*DATASET RECORDS*

......

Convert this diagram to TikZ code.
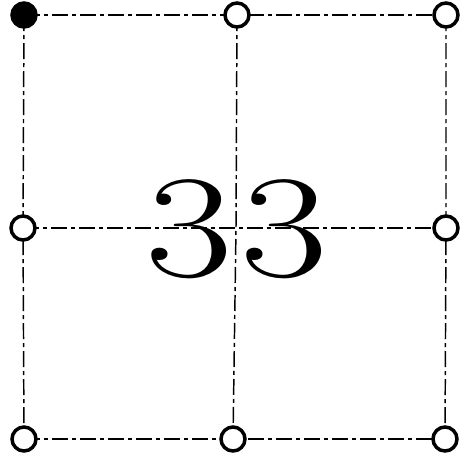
\documentclass[tikz,border=0pt]{standalone}
\usepackage{fontspec}
\usepackage{graphicx}
\begin{document}
\begin{tikzpicture}[x=0.75pt,y=-0.75pt,
  gridline/.style={line width=1.1pt, dash pattern=on 12pt off 3pt on 3pt off 3pt},
  opendot/.style={circle, draw, line width=2.6pt, fill=white, minimum size=18pt, inner sep=0pt},
  fulldot/.style={circle, draw, line width=2.6pt, fill=black, minimum size=18pt, inner sep=0pt}]
\useasboundingbox (0,0) rectangle (460,454);
\coordinate (c11) at (24,15);
\coordinate (c12) at (237,15);
\coordinate (c13) at (446,15);
\coordinate (c21) at (23,228);
\coordinate (c22) at (236,228);
\coordinate (c23) at (446,228);
\coordinate (c31) at (24,439);
\coordinate (c32) at (233,439);
\coordinate (c33) at (445,439);
\draw[gridline] (c11) -- (c12) -- (c13);
\draw[gridline] (c21) -- (c22) -- (c23);
\draw[gridline] (c31) -- (c32) -- (c33);
\draw[gridline] (c11) -- (c21) -- (c31);
\draw[gridline] (c12) -- (c22) -- (c32);
\draw[gridline] (c13) -- (c23) -- (c33);
\node (txt) at (237,229) {\scalebox{1.3}[1]{\fontsize{110}{110}\selectfont 3\hspace{0.04em}3}};
\node[fulldot] (n11) at (c11) {};
\node[opendot] (n12) at (c12) {};
\node[opendot] (n13) at (c13) {};
\node[opendot] (n21) at (c21) {};
\node[opendot] (n23) at (c23) {};
\node[opendot] (n31) at (c31) {};
\node[opendot] (n32) at (c32) {};
\node[opendot] (n33) at (c33) {};
\end{tikzpicture}
\end{document}
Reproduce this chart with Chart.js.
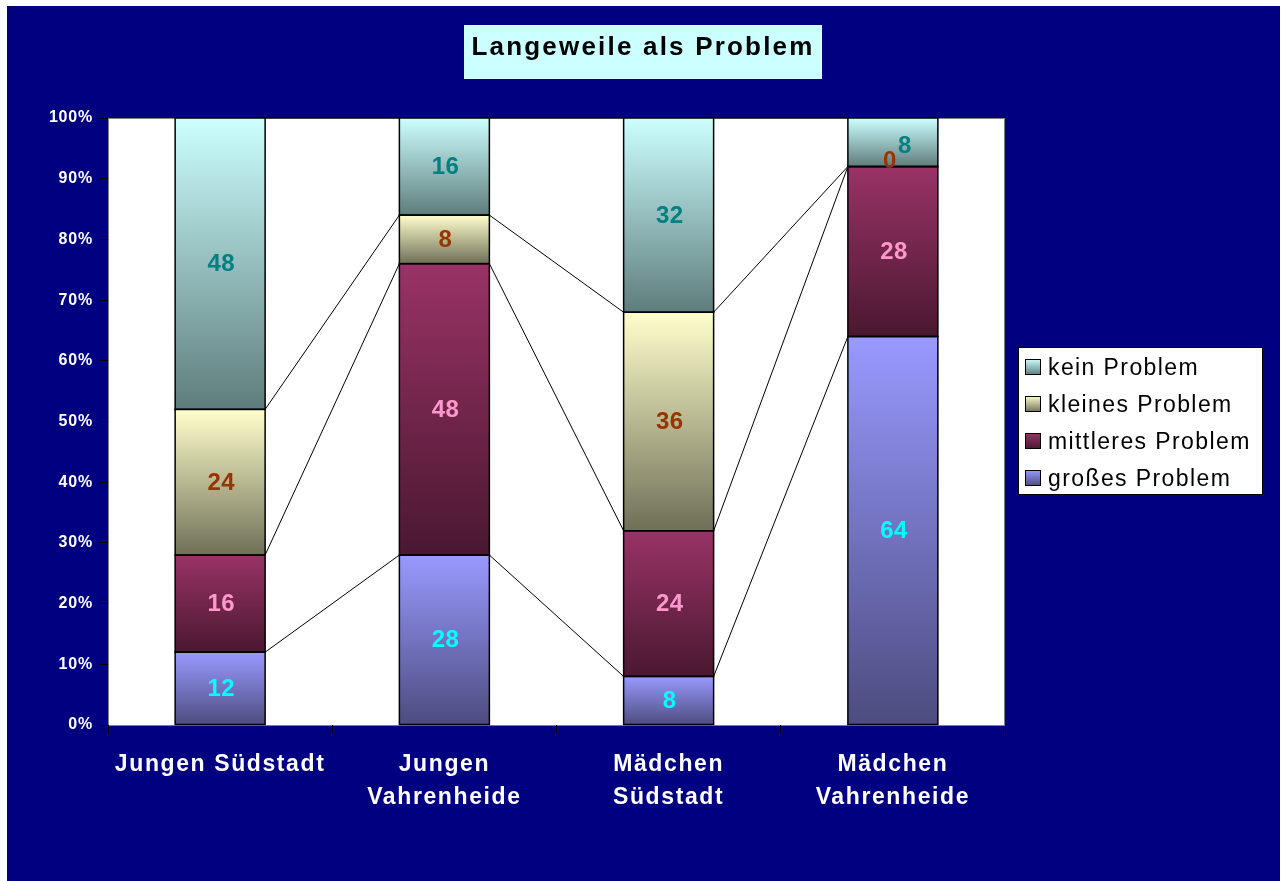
<!DOCTYPE html>
<html>
<head>
<meta charset="utf-8">
<script src="https://cdn.jsdelivr.net/npm/chart.js@4.4.1/dist/chart.umd.min.js"></script>
<style>
  html, body { margin: 0; padding: 0; background: #fff; }
  #wrap { position: relative; width: 1287px; height: 881px; }
</style>
</head>
<body>
<div id="wrap"><canvas id="chLangeweile"></canvas></div>
<script>
// Daten (Prozent je Gruppe)
const categories = ['Jungen Südstadt', ['Jungen', 'Vahrenheide'], ['Mädchen', 'Südstadt'], ['Mädchen', 'Vahrenheide']];
const seriesNames = ['großes Problem', 'mittleres Problem', 'kleines Problem', 'kein Problem'];
const grosses = [12, 28, 8, 64];
const mittleres = [16, 48, 24, 28];
const kleines = [24, 8, 36, 0];
const kein = [48, 16, 32, 8];
const series = [grosses, mittleres, kleines, kein];

// Verlauf hell (oben) -> dunkel (unten)
const shades = [
  ['#9999ff', '#4c4c7f'],
  ['#993366', '#4a1830'],
  ['#ffffcc', '#6f6f58'],
  ['#ccffff', '#5f7c7c']
];
const labelColors = ['#00ffff', '#ff99cc', '#993300', '#008080'];
const FONT = 'Arial, "Liberation Sans", sans-serif';
const NAVY = '#000080';

function segFill(d) {
  return c => {
    const chart = c.chart;
    if (!chart.chartArea || c.type !== 'data') return shades[d][0];
    const y = chart.scales.y, i = c.dataIndex;
    let lo = 0;
    for (let k = 0; k < d; k++) lo += series[k][i];
    const hi = lo + series[d][i];
    const top = y.getPixelForValue(hi), bot = y.getPixelForValue(lo);
    if (bot - top < 1) return shades[d][1];
    const g = chart.ctx.createLinearGradient(0, top, 0, bot);
    g.addColorStop(0, shades[d][0]);
    g.addColorStop(1, shades[d][1]);
    return g;
  };
}

const bgPlugin = {
  id: 'bg',
  beforeDraw(chart) {
    const { ctx, chartArea: a } = chart;
    ctx.save();
    ctx.fillStyle = '#fff';
    ctx.fillRect(0, 0, chart.width, chart.height);
    ctx.fillStyle = NAVY;
    ctx.fillRect(7, 6, 1273, 875);
    ctx.fillStyle = '#fff';
    ctx.fillRect(a.left, a.top, a.right - a.left, a.bottom - a.top);
    ctx.strokeStyle = '#808080';
    ctx.lineWidth = 1;
    ctx.strokeRect(a.left + 0.5, a.top + 0.5, a.right - a.left - 1, a.bottom - a.top);
    // Titel
    ctx.fillStyle = '#ccffff';
    ctx.fillRect(464, 25, 358, 54);
    ctx.fillStyle = '#000';
    ctx.font = 'bold 26px ' + FONT;
    ctx.letterSpacing = '2.2px';
    ctx.textAlign = 'center';
    ctx.textBaseline = 'alphabetic';
    ctx.fillText('Langeweile als Problem', 643, 55);
    ctx.restore();
  }
};

// Rahmen der Segmente + Verbindungslinien zwischen den Säulen
const seriesLines = {
  id: 'serieslines',
  afterDatasetsDraw(chart) {
    const ctx = chart.ctx;
    ctx.save();
    ctx.strokeStyle = '#000';
    chart.data.datasets.forEach((ds, d) => {
      const bars = chart.getDatasetMeta(d).data;
      ctx.lineWidth = 1.5;
      bars.forEach(el => {
        ctx.strokeRect(el.x - el.width / 2, el.y, el.width, el.base - el.y);
      });
      ctx.lineWidth = 1;
      for (let i = 0; i < bars.length - 1; i++) {
        const a = bars[i], b = bars[i + 1];
        ctx.beginPath();
        ctx.moveTo(a.x + a.width / 2, a.y);
        ctx.lineTo(b.x - b.width / 2, b.y);
        ctx.stroke();
      }
    });
    ctx.restore();
  }
};

const valueLabels = {
  id: 'valuelabels',
  afterDatasetsDraw(chart) {
    const ctx = chart.ctx;
    ctx.save();
    ctx.font = 'bold 24px ' + FONT;
    ctx.letterSpacing = '0.4px';
    ctx.textAlign = 'center';
    ctx.textBaseline = 'middle';
    const n = chart.data.labels.length;
    for (let i = 0; i < n; i++) {
      const pos = chart.data.datasets.map((ds, d) => {
        const el = chart.getDatasetMeta(d).data[i];
        return { x: el.x + 1, y: (el.y + el.base) / 2 + 1 };
      });
      // kleine Überlappungen auseinanderschieben
      for (let d = 1; d < pos.length; d++) {
        if (pos[d - 1].y - pos[d].y < 28) {
          pos[d - 1].x -= 4; pos[d - 1].y -= 6;
          pos[d].x += 11; pos[d].y += 3;
        }
      }
      pos.forEach((p, d) => {
        ctx.fillStyle = labelColors[d];
        ctx.fillText(String(series[d][i]), p.x, p.y);
      });
    }
    ctx.restore();
  }
};

const legendBox = {
  id: 'legendbox',
  afterDraw(chart) {
    const ctx = chart.ctx;
    ctx.save();
    ctx.fillStyle = '#fff';
    ctx.fillRect(1018, 347, 244, 147);
    ctx.strokeStyle = '#000';
    ctx.lineWidth = 1;
    ctx.strokeRect(1018.5, 347.5, 244, 147);
    ctx.font = '23px ' + FONT;
    ctx.letterSpacing = '1.4px';
    ctx.textAlign = 'left';
    ctx.textBaseline = 'alphabetic';
    for (let r = 0; r < 4; r++) {
      const d = 3 - r;
      const cy = 367 + r * 37;
      const g = ctx.createLinearGradient(0, cy - 8, 0, cy + 8);
      g.addColorStop(0, shades[d][0]);
      g.addColorStop(1, shades[d][1]);
      ctx.fillStyle = g;
      ctx.fillRect(1025, cy - 8, 16, 16);
      ctx.strokeStyle = '#000';
      ctx.strokeRect(1025.5, cy - 7.5, 15, 15);
      ctx.fillStyle = '#000';
      ctx.fillText(seriesNames[d], 1048, cy + 7.5);
    }
    ctx.restore();
  }
};

// Zeichenabstand für die Achsenbeschriftungen
const spacing = {
  id: 'spacing',
  afterLayout(chart) {
    [['x', '1.6px'], ['y', '0.8px']].forEach(([id, sp]) => {
      const s = chart.scales[id];
      if (s._spPatched) return;
      const orig = s.drawLabels;
      s.drawLabels = function (area) {
        this.ctx.letterSpacing = sp;
        orig.call(this, area);
        this.ctx.letterSpacing = '0px';
      };
      s._spPatched = true;
    });
  }
};

const datasets = series.map((data, d) => ({
  label: seriesNames[d],
  data: data,
  backgroundColor: segFill(d),
  borderWidth: 0,
  inflateAmount: 0,
  barPercentage: 0.4013,
  categoryPercentage: 1.0
}));

new Chart(document.getElementById('chLangeweile'), {
  type: 'bar',
  data: { labels: categories, datasets },
  options: {
    responsive: true, maintainAspectRatio: false, animation: false,
    layout: { padding: { top: 118, right: 282, left: 0, bottom: 0 } },
    plugins: { legend: { display: false }, title: { display: false }, tooltip: { enabled: false } },
    scales: {
      x: {
        stacked: true,
        afterFit: s => { s.height = 156; },
        grid: { drawOnChartArea: false, drawTicks: true, tickLength: 8, color: '#000', offset: true },
        border: { display: false },
        ticks: { color: '#fff', font: { family: FONT, size: 23, weight: 'bold', lineHeight: 1.43 }, padding: 15, maxRotation: 0, autoSkip: false }
      },
      y: {
        stacked: true, min: 0, max: 100,
        afterFit: s => { s.width = 108; },
        grid: { drawOnChartArea: false, drawTicks: true, tickLength: 8, color: '#000' },
        border: { display: false },
        ticks: { stepSize: 10, color: '#fff', padding: 7, font: { family: FONT, size: 16, weight: 'bold' }, callback: v => v + '%' }
      }
    }
  },
  plugins: [bgPlugin, spacing, seriesLines, valueLabels, legendBox]
});
</script>
</body>
</html>
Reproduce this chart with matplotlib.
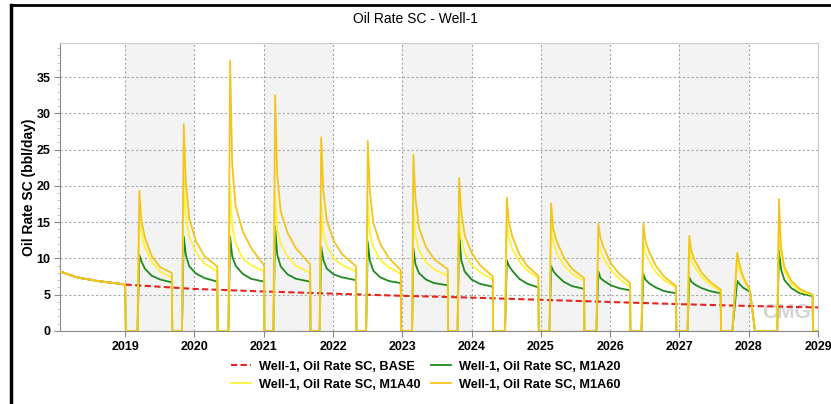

......

Copy whichever lines in the listing above contain the word "with".

*ANSWER TO THIS TASK*
Reproduce this chart with Chart.js.
Reproduce this chart with matplotlib.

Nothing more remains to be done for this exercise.